Small and friendly correction: Kafka bills itself as "a distributed streaming platform".

Also, a heads up: we'll soon publish a blog post on the subject of "is it ok to (permanently) store data in Apache Kafka".

mayank · on Sept 6, 2017

You've really just laid out feelings rather than concrete technical reasons for why Kafka can't function as a permanent datastore.

Can you point to specific design elements in Kafka that would lead you to conclude that it isn't suitable for permanent data storage?

Also, Kafka doesn't "do" anything to your old data if you don't want it to. It's also open-source, so these behaviors can be verified.

pram · on Sept 6, 2017

I'd say it isn't appropriate for permanent data storage because the individual brokers don't scale well with the amount of logs present. If you have hundreds of partitions, and millions of logs, then any operation dealing with the indexes (like an unclean startup) will take an extremely long amount of time. So your individual brokers are now down for an hour if they don't shut down cleanly. Which happens often (oom, weird zk errors, etc)

It scales linearly.

LgWoodenBadger · on Sept 7, 2017

Most of the use-cases you describe wouldn't be resolved by re-reading the entirety of the topics from the beginning of time.
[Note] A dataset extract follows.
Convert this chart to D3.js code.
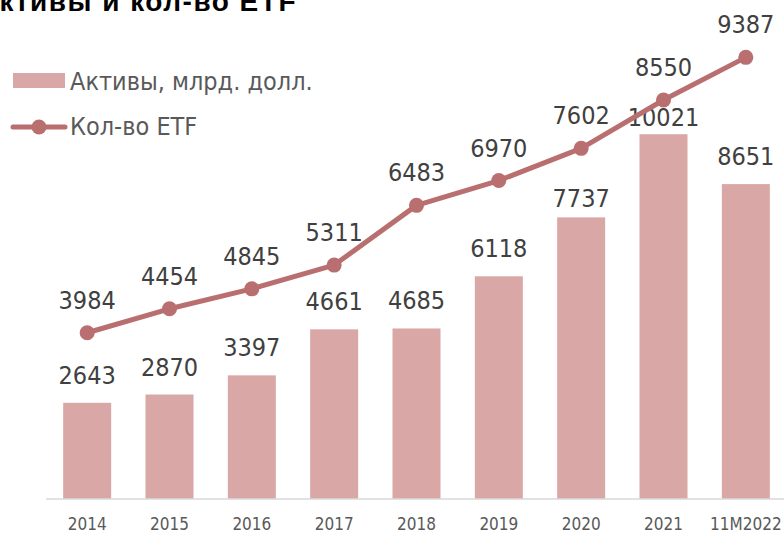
<!DOCTYPE html>
<html>
<head>
<meta charset="utf-8">
<script src="https://cdn.jsdelivr.net/npm/d3@7"></script>
<style>
  html, body { margin: 0; padding: 0; background: #fff; }
  svg { display: block; }
</style>
</head>
<body>
<svg id="chart" width="784" height="533"></svg>
<script>
// Data
const categories = ["2014", "2015", "2016", "2017", "2018", "2019", "2020", "2021", "11M2022"];
const assets = [2643, 2870, 3397, 4661, 4685, 6118, 7737, 10021, 8651];   // млрд. долл.
const etfCount = [3984, 4454, 4845, 5311, 6483, 6970, 7602, 8550, 9387];
const seriesNames = ["Активы, млрд. долл.", "Кол-во ETF"];
const title = "Активы и кол-во ETF";

const W = 784, H = 533;
const barColor = "#d9a7a6";
const lineColor = "#b96f6f";
const labelFont = "'DejaVu Sans Condensed', 'DejaVu Sans', sans-serif";

const svg = d3.select("#chart");

const x = d3.scaleBand().domain(categories).range([46, 787]).paddingInner(0.417).paddingOuter(0.2085);
const yBar = d3.scaleLinear().domain([0, 12000]).range([499, 62.2]);
const yLine = d3.scaleLinear().domain([0, 10000]).range([535.8, 26.1]);

// Title (runs off the top-left edge)
svg.append("text")
  .attr("x", 297).attr("y", 11)
  .attr("text-anchor", "end")
  .attr("font-family", "'Liberation Sans', Arial, sans-serif")
  .attr("font-weight", "bold")
  .attr("font-size", 28)
  .attr("letter-spacing", 1.5)
  .attr("fill", "#000")
  .text(title);

// Bars
svg.append("g").selectAll("rect")
  .data(categories)
  .join("rect")
  .attr("x", d => x(d))
  .attr("width", x.bandwidth())
  .attr("y", (d, i) => yBar(assets[i]))
  .attr("height", (d, i) => yBar(0) - yBar(assets[i]))
  .attr("fill", barColor);

// Category axis
const xAxis = svg.append("g")
  .attr("transform", `translate(0,${yBar(0)})`)
  .call(d3.axisBottom(x).tickSize(0).tickPadding(19));
xAxis.select(".domain").attr("stroke", "#d9d9d9").attr("stroke-width", 1.5)
  .attr("d", `M46,0H784`);
xAxis.selectAll("text")
  .attr("font-family", labelFont)
  .attr("font-size", 17)
  .attr("fill", "#595959");

// Bar value labels; a couple sit closer to their bar to clear the line
const barLabelGap = { "2020": 10, "2021": 8 };
svg.append("g").selectAll("text")
  .data(categories)
  .join("text")
  .attr("x", d => x(d) + x.bandwidth() / 2)
  .attr("y", (d, i) => yBar(assets[i]) - (barLabelGap[d] ?? 19))
  .attr("text-anchor", "middle")
  .attr("font-family", labelFont)
  .attr("font-size", 25)
  .attr("fill", "#404040")
  .text((d, i) => assets[i]);

// Line series
const line = d3.line()
  .x((d, i) => x(categories[i]) + x.bandwidth() / 2)
  .y(d => yLine(d));
svg.append("path")
  .datum(etfCount)
  .attr("d", line)
  .attr("fill", "none")
  .attr("stroke", lineColor)
  .attr("stroke-width", 5)
  .attr("stroke-linejoin", "round");

svg.append("g").selectAll("circle")
  .data(etfCount)
  .join("circle")
  .attr("cx", (d, i) => x(categories[i]) + x.bandwidth() / 2)
  .attr("cy", d => yLine(d))
  .attr("r", 7.5)
  .attr("fill", lineColor);

svg.append("g").selectAll("text")
  .data(etfCount)
  .join("text")
  .attr("x", (d, i) => x(categories[i]) + x.bandwidth() / 2)
  .attr("y", d => yLine(d) - 24)
  .attr("text-anchor", "middle")
  .attr("font-family", labelFont)
  .attr("font-size", 25)
  .attr("fill", "#404040")
  .text(d => d);

// Legend
const legend = svg.append("g");
legend.append("rect")
  .attr("x", 13).attr("y", 73).attr("width", 52).attr("height", 15)
  .attr("fill", barColor);
legend.append("text")
  .attr("x", 70).attr("y", 90)
  .attr("font-family", labelFont).attr("font-size", 25).attr("fill", "#595959")
  .text(seriesNames[0]);
legend.append("line")
  .attr("x1", 13).attr("x2", 65).attr("y1", 127).attr("y2", 127)
  .attr("stroke", lineColor).attr("stroke-width", 5).attr("stroke-linecap", "round");
legend.append("circle")
  .attr("cx", 39).attr("cy", 127).attr("r", 7.5).attr("fill", lineColor);
legend.append("text")
  .attr("x", 70).attr("y", 135)
  .attr("font-family", labelFont).attr("font-size", 25).attr("fill", "#595959")
  .text(seriesNames[1]);
</script>
</body>
</html>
They'd resume from their last committed offset and continue where they left off.

If you do have to catastrophically recover from the beginning of time, then sure you'd have a rough time. But that's true for any system that would have to do that. It's not Kafka-specific.

Now if your consumer was entirely in-memory and made no use of persistent storage itself and it had to recover from the beginning of time, then I'd say that type of problem is your own architectural failure and I have yet to come across a tool, pattern, framework, or architecture that bullet-proofs your foot.

pram · on Sept 7, 2017

Reading the topic from the beginning is not what I'm talking about.